Reminiscing about the events that led to the publication of Mark Montebello’s biography, I’ve just realised that Judge Lawrence Mintoff went beyond demanding requesting the Prime Minister and Labour Party leader to modify the biography before it was published.
He was even furious when the book was published, printed and distributed and Judge Lawrence Mintoff turned furious in anger as he literally demanded the Prime Minister to remove the book from the bookshelves.
It was insanity. I remember it was one of the bizarre episodes of attempted book censorship during my living history, owing to the very fact that all this drama came from a sitting a Judge. This episode completely passed my mind before the Judge is reopened the “scandal” in his latest historic letter.
What is also bothering me about this is that the history of Astrid Mintoff is being censored because men are embarrassed about it. Hilarious that of all things, it’s the behaviour of women that they are embarrassed about. Now that I have begun to remember the events that led to the events leading to the publication of Mark Montebello’s biography of Mintoff, I also remember that Mark Montebello did indeed speak to Astrid Mintoff and asked her to interview her about her life and her relationship with the Dom.
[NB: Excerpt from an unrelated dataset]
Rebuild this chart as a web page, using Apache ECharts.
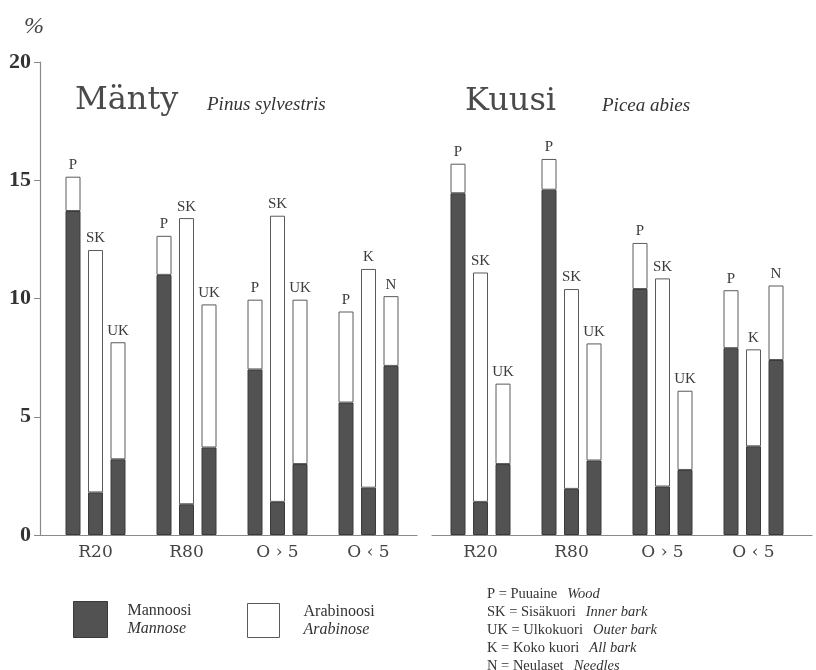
<!DOCTYPE html>
<html>
<head>
<meta charset="utf-8">
<script src="https://cdn.jsdelivr.net/npm/echarts@6/dist/echarts.min.js"></script>
<style>
  html, body { margin: 0; padding: 0; background: #fff; }
  #chart { width: 816px; height: 670px; }
</style>
</head>
<body>
<div id="chart"></div>
<script>
// Sample groups on the x axis
const categories = ['R20', 'R80', 'O \u203A 5', 'O \u2039 5'];

// Tissue codes printed above the three bars of each group
const labelsPos0 = ['P', 'P', 'P', 'P'];
const labelsPos1 = ['SK', 'SK', 'SK', 'K'];
const labelsPos2 = ['UK', 'UK', 'UK', 'N'];

// Mänty (Pinus sylvestris), % of dry matter
const pineMannosePos0 = [13.7, 11.0, 7.0, 5.6];
const pineArabinosePos0 = [1.45, 1.65, 2.95, 3.85];
const pineMannosePos1 = [1.8, 1.3, 1.4, 2.0];
const pineArabinosePos1 = [10.25, 12.1, 12.1, 9.25];
const pineMannosePos2 = [3.2, 3.7, 3.0, 7.15];
const pineArabinosePos2 = [4.95, 6.05, 6.95, 2.95];

// Kuusi (Picea abies), % of dry matter
const spruceMannosePos0 = [14.45, 14.6, 10.4, 7.9];
const spruceArabinosePos0 = [1.25, 1.3, 1.95, 2.45];
const spruceMannosePos1 = [1.4, 1.95, 2.05, 3.75];
const spruceArabinosePos1 = [9.7, 8.45, 8.8, 4.1];
const spruceMannosePos2 = [3.0, 3.15, 2.75, 7.4];
const spruceArabinosePos2 = [3.4, 4.95, 3.35, 3.15];

// Value axis
const yMin = 0, yMax = 20, yStep = 5;

const SERIF = "'Liberation Serif', 'Times New Roman', serif";
const WIDE_SERIF = "'DejaVu Serif', serif";
const DARK = '#525252';
const INK = '#3c3c3c';

const panelTop = 62, panelHeight = 473;

function stackPair(gridIdx, stackId, mannose, arabinose, codes) {
  return [
    {
      type: 'bar', name: 'Mannoosi', stack: stackId,
      xAxisIndex: gridIdx, yAxisIndex: gridIdx,
      barWidth: 15, barGap: '50%',
      data: mannose,
      itemStyle: { color: DARK, borderColor: '#3a3a3a', borderWidth: 1 },
      emphasis: { disabled: true }
    },
    {
      type: 'bar', name: 'Arabinoosi', stack: stackId,
      xAxisIndex: gridIdx, yAxisIndex: gridIdx,
      barWidth: 15, barGap: '50%',
      data: arabinose,
      itemStyle: { color: '#ffffff', borderColor: '#5a5a5a', borderWidth: 1 },
      label: {
        show: true, position: 'top', distance: 4,
        fontFamily: SERIF, fontSize: 15, color: INK,
        formatter: p => codes[p.dataIndex]
      },
      emphasis: { disabled: true }
    }
  ];
}

function frameAxes(gridIdx, showY) {
  return {
    x: {
      type: 'value', gridIndex: gridIdx, min: 0, max: 1,
      axisLine: { show: true, onZero: false, lineStyle: { color: '#8a8a8a', width: 1.2 } },
      axisTick: { show: false }, axisLabel: { show: false }, splitLine: { show: false }
    },
    y: {
      type: 'value', gridIndex: gridIdx, min: yMin, max: yMax, interval: yStep,
      show: showY,
      axisLine: { show: true, onZero: false, lineStyle: { color: '#8a8a8a', width: 1.2 } },
      axisTick: { show: true, length: 6, lineStyle: { color: '#8a8a8a' } },
      axisLabel: { margin: 9, fontFamily: SERIF, fontWeight: 'bold', fontSize: 22, color: '#333' },
      splitLine: { show: false }
    }
  };
}

function dataAxes(gridIdx) {
  return {
    x: {
      type: 'category', gridIndex: gridIdx, data: categories,
      axisLine: { show: false }, axisTick: { show: false },
      axisLabel: { margin: 9, fontFamily: WIDE_SERIF, fontSize: 17, color: '#444' }
    },
    y: {
      type: 'value', gridIndex: gridIdx, min: yMin, max: yMax, interval: yStep,
      show: false
    }
  };
}

const fL = frameAxes(0, true), dL = dataAxes(1), fR = frameAxes(2, false), dR = dataAxes(3);

const plain = { fontFamily: SERIF, fontSize: 16, fontWeight: 'normal', color: '#333', lineHeight: 18 };
const italic = Object.assign({}, plain, { fontStyle: 'italic' });
const keyPlain = Object.assign({}, plain, { fontSize: 14.5 });
const keyItalic = Object.assign({}, italic, { fontSize: 14.5 });

const option = {
  animation: false,
  backgroundColor: '#ffffff',
  grid: [
    { left: 40, top: panelTop, width: 377, height: panelHeight },
    { left: 50, top: panelTop, width: 364, height: panelHeight },
    { left: 432, top: panelTop, width: 380, height: panelHeight },
    { left: 435, top: panelTop, width: 364, height: panelHeight }
  ],
  xAxis: [fL.x, dL.x, fR.x, dR.x],
  yAxis: [fL.y, dL.y, fR.y, dR.y],
  title: [
    { text: '%', left: 19, top: 10, textStyle: { fontFamily: SERIF, fontStyle: 'italic', fontWeight: 'normal', fontSize: 24, color: '#444' } },
    { text: 'Mänty', left: 70, top: 80, textStyle: { fontFamily: WIDE_SERIF, fontWeight: 'normal', fontSize: 32, color: '#4a4a4a' } },
    { text: 'Pinus sylvestris', left: 202, top: 90, textStyle: { fontFamily: SERIF, fontStyle: 'italic', fontWeight: 'normal', fontSize: 19, color: '#333' } },
    { text: 'Kuusi', left: 460, top: 81, textStyle: { fontFamily: WIDE_SERIF, fontWeight: 'normal', fontSize: 32, color: '#4a4a4a' } },
    { text: 'Picea abies', left: 597, top: 91, textStyle: { fontFamily: SERIF, fontStyle: 'italic', fontWeight: 'normal', fontSize: 19, color: '#333' } },
    {
      text: [
        '{c|P = Puuaine}  {i|Wood}',
        '{c|SK = Sisäkuori}  {i|Inner bark}',
        '{c|UK = Ulkokuori}  {i|Outer bark}',
        '{c|K = Koko kuori}  {i|All bark}',
        '{c|N = Neulaset}  {i|Needles}'
      ].join('\n'),
      left: 487, top: 585, padding: 0,
      textStyle: { fontWeight: 'normal', rich: { c: keyPlain, i: keyItalic } }
    }
  ],
  legend: [
    {
      data: [{ name: 'Mannoosi', itemStyle: { color: DARK, borderColor: '#3a3a3a', borderWidth: 1 } }],
      left: 73, top: 601, itemWidth: 34, itemHeight: 36, icon: 'rect',
      selectedMode: false, padding: 0,
      formatter: () => '{a|Mannoosi}\n{b|Mannose}',
      textStyle: {
        rich: {
          a: Object.assign({}, plain, { padding: [0, 0, 0, 15] }),
          b: Object.assign({}, italic, { padding: [0, 0, 0, 15] })
        }
      }
    },
    {
      data: [{ name: 'Arabinoosi', itemStyle: { color: '#ffffff', borderColor: '#5a5a5a', borderWidth: 1 } }],
      left: 247, top: 603, itemWidth: 32, itemHeight: 34, icon: 'rect',
      selectedMode: false, padding: 0,
      formatter: () => '{a|Arabinoosi}\n{b|Arabinose}',
      textStyle: {
        rich: {
          a: Object.assign({}, plain, { padding: [0, 0, 0, 19] }),
          b: Object.assign({}, italic, { padding: [0, 0, 0, 19] })
        }
      }
    }
  ],
  series: [
    ...stackPair(1, 'pine0', pineMannosePos0, pineArabinosePos0, labelsPos0),
    ...stackPair(1, 'pine1', pineMannosePos1, pineArabinosePos1, labelsPos1),
    ...stackPair(1, 'pine2', pineMannosePos2, pineArabinosePos2, labelsPos2),
    ...stackPair(3, 'spruce0', spruceMannosePos0, spruceArabinosePos0, labelsPos0),
    ...stackPair(3, 'spruce1', spruceMannosePos1, spruceArabinosePos1, labelsPos1),
    ...stackPair(3, 'spruce2', spruceMannosePos2, spruceArabinosePos2, labelsPos2)
  ]
};

const chart = echarts.init(document.getElementById('chart'), null, { renderer: 'canvas' });
chart.setOption(option);
</script>
</body>
</html>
She was unsure whether to sit for an interview but her son, Judge Lawrence Mintoff, along with other relatives, pressured her not to speak up.
Astrid Mintoff is a figure in history in her own right – she is not just an appendix or a peripheral object. The fact that she was photographed topless on a yacht with Dom Mintoff doesn’t mean she was having an affair with him: we know that she had a long-term affair with him because of multiple eye-witnesses close to her with stories of multiple personal events that corroborate this history. We also know that she held a position of informal power in Dom Mintoff’s inner circle of power which led to the resentment of Joe Camilleri. Astrid was not just an ordinary woman neither a slave to circumstances: she walked and participated in the inner circle of power actively giving orders and dictating to Mintoff’s own men.
We have underestimated the role that women played in the socialist movement of the 1970s partly due to these taboos. Astrid Mintoff could have demanded anything she wanted from Mintoff and her proximity to him also brought her close to other leading businessmen. Do you think that Astrid Mintoff did not influence these powerful men on policies relating to women and other affairs? Not to mention, that Astrid Mintoff was not the only one. There were plenty of other women who acted and behaved on their own terms, accessed men of power and influenced these men’s politics.
There is nothing to be embarrassed about. If anything we need a biography exclusively about Astrid Mintoff herself.